BACKGROUND OF THE INVENTIONThe present invention relates to safety razors with blades units arranged to be capable of pivoting movement about an axis substantially perpendicular to the cutting edges of the blade(s). The pivoting motion allows the blade unit to more easily follow the skin contours so that the exact angle at which the handle is held relative to the skin is less critical to achieving a good shaving performance and efficiency. Razors with pivotal blade units have been successfully marketed for many years. The traditional pivot axis, which usually extends parallel to the cutting edges of the blades, can be defined by a pivot structure by means of which the handle is connected to the blade unit. Alternatively the blade unit may include an attachment member to which a frame or housing incorporating the blade or blades and other skin contacting parts is pivotally connected. A blade unit of this form described in WO 97/37819, the content of which is incorporated herein by reference, has an attachment member in the general form of a yoke with a hub for engagement with the upper end of the handle and a pair of oppositely directed arms provided with pivot journals at their ends for engagement in sockets provided at the ends of the frame. Retention clips are applied around the respective ends of the frame to maintain the pivot journals within the sockets.
A razor having a blade unit mounted for pivotal movement about a single axis substantially parallel to the blade edges has been proposed. The blade unit is biased to a rest position by a magnetic return force generated by magnets. The pivotal movement about the single axis substantially parallel to the blade edges provides some degree of conformance with the skin allowing the blade unit to more easily follow the skin contours during shaving. However, the blade unit often disengages from the skin during shaving as it has limited ability to pivot about a single axis.
The present invention addresses this drawback by employing a magnetic return force about a pivot axis that is substantially perpendicular to the blade edges allowing for improved conformance of the blade unit with the users skin during shaving.
SUMMARY OF THE INVENTIONProvided in accordance with the present invention is a safety razor comprising a handle and a blade unit with a guard, a cap and at least one blade. The blade unit is mounted to the handle for movement relative thereto about a pivot axis substantially perpendicular to the at least one blade for following the skin contours during shaving. The blade unit has a rest position towards which the blade unit is biased by a return force when pivoted about the pivot axis away from the rest position. The return force comprises a magnetic force generated by a set of magnetic elements that are moved relative to each other in response to pivotal movement of the blade unit about the pivot axis substantially perpendicular to the at least one blade.
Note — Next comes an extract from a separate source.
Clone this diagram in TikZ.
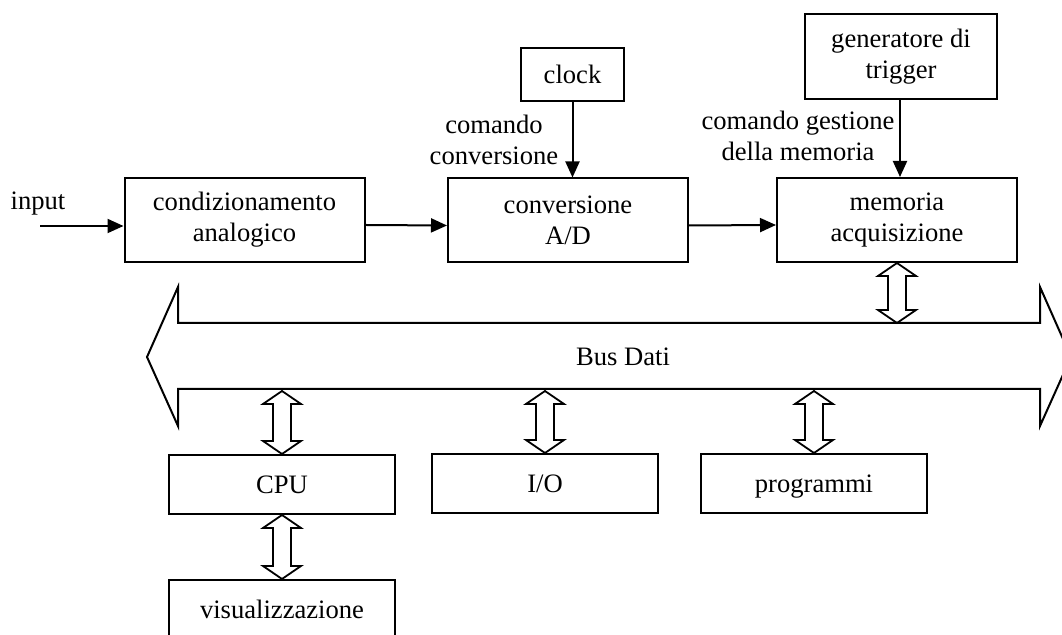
\documentclass[tikz,border=0pt]{standalone}
\usepackage{fontspec}
\setmainfont{Liberation Serif}
\usetikzlibrary{arrows.meta,calc}

\tikzset{
  blk/.style={draw,line width=1pt,inner sep=0pt,align=center},
  sig/.style={line width=1pt,-{Triangle[length=8pt,width=7pt]}},
  blockarrow/.style={line width=0.9pt,line join=miter}
}

% vertical block arrow with two heads, from #1 (top) to #2 (bottom)
\newcommand{\dbarrow}[2]{%
  \draw[blockarrow] let \p1=(#1), \p2=(#2) in
    (\x1,\y1) -- (\x1+9.5pt,\y1-6.5pt) -- (\x1+4.5pt,\y1-6.5pt)
    -- (\x1+4.5pt,\y2+6.5pt) -- (\x1+9.5pt,\y2+6.5pt) -- (\x1,\y2)
    -- (\x1-9.5pt,\y2+6.5pt) -- (\x1-4.5pt,\y2+6.5pt)
    -- (\x1-4.5pt,\y1-6.5pt) -- (\x1-9.5pt,\y1-6.5pt) -- cycle;}

\begin{document}
\begin{tikzpicture}[x=0.5pt,y=-0.5pt,every node/.style={font=\fontsize{13.3}{15.5}\selectfont}]
\useasboundingbox (0,0) rectangle (1062,635);

\begin{scope}[every node/.append style={blk,minimum width=120pt,minimum height=42pt}]
\node (cond) at (244.5,220) {condizionamento\\analogico};
\node (conv) at (568,220.5) {conversione\\A/D};
\node (mem) at (897,220) {memoria\\acquisizione};
\end{scope}

\node[blk,minimum width=51.5pt,minimum height=26.5pt] (clock) at (572.5,74.5) {clock};
\node[blk,minimum width=96pt,minimum height=42.5pt] (gen) at (901,56.5) {generatore di\\trigger};

\begin{scope}[every node/.append style={blk,minimum width=113pt,minimum height=29.5pt,text height=11pt,text depth=2pt}]
\node (cpu) at (282,484.5) {CPU};
\node (io) at (545,483.5) {I/O};
\node (prog) at (814,483.5) {programmi};
\node (vis) at (282,609.5) {visualizzazione};
\end{scope}

\node (input) at (38,204) {input};
\node[align=center] (cmdconv) at (494,140) {comando\\conversione};
\node[align=center] (cmdmem) at (798,136) {comando gestione\\della memoria};

\coordinate (in) at (40,226);
\draw[sig] (in) -- ([yshift=-3pt]cond.west);
\draw[sig] ([yshift=-2.5pt]cond.east) -- ([yshift=-2.5pt]conv.west);
\draw[sig] ([yshift=-2.5pt]conv.east) -- ([yshift=-2.5pt]mem.west);
\draw[sig] (clock) -- (clock.south |- conv.north);
\draw[sig] ([xshift=-0.5pt]gen.south) -- ([xshift=-0.5pt]gen.south |- mem.north);

% bus
\draw[line width=1pt,line join=miter] (147,357) -- (178,287) -- (178,323) -- (1040,323)
  -- (1040,287) -- (1071,357) -- (1040,426) -- (1040,389) -- (178,389) -- (178,426) -- cycle;
\node (bus) at (623,357) {Bus Dati};
\coordinate (bustop) at (0,323);
\coordinate (busbot) at (0,391);

\dbarrow{mem.south}{mem.south |- bustop}
\dbarrow{cpu.north |- busbot}{cpu.north}
\dbarrow{io.north |- busbot}{io.north}
\dbarrow{prog.north |- busbot}{prog.north}
\dbarrow{cpu.south}{vis.north}

\end{tikzpicture}
\end{document}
The return force increases in magnitude as the blade unit pivots away from the rest position.
Also provided is a safety razor comprising a handle and a blade unit with a guard, a cap and at least one blade. The blade unit is mounted to the handle for movement relative thereto about a first pivot axis and a second pivot axis for following the skin contours during shaving. The blade unit has a first rest position and a second rest position towards which the blade unit is biased by a first return force and a second return force. The first return force occurs when the blade unit is pivoted about the first pivot axis away from the first rest position. The first return force comprises a magnetic force generated by a first set of magnetic elements that are moved relative to each other in response to pivotal movement of the blade unit about the first pivot axis substantially parallel to the at least one blade. The first return force increases in magnitude as the blade unit pivots away from the first rest position. The second return force occurs when the blade unit is pivoted about the second pivot axis away from the second rest position. The second return force comprises a magnetic force generated by a second set of magnetic elements that are moved relative to each other in response to pivotal movement of the blade unit about the second pivot axis which is distinct from said first pivot axis. The second return force increases in magnitude as the blade unit pivots away from the second rest position.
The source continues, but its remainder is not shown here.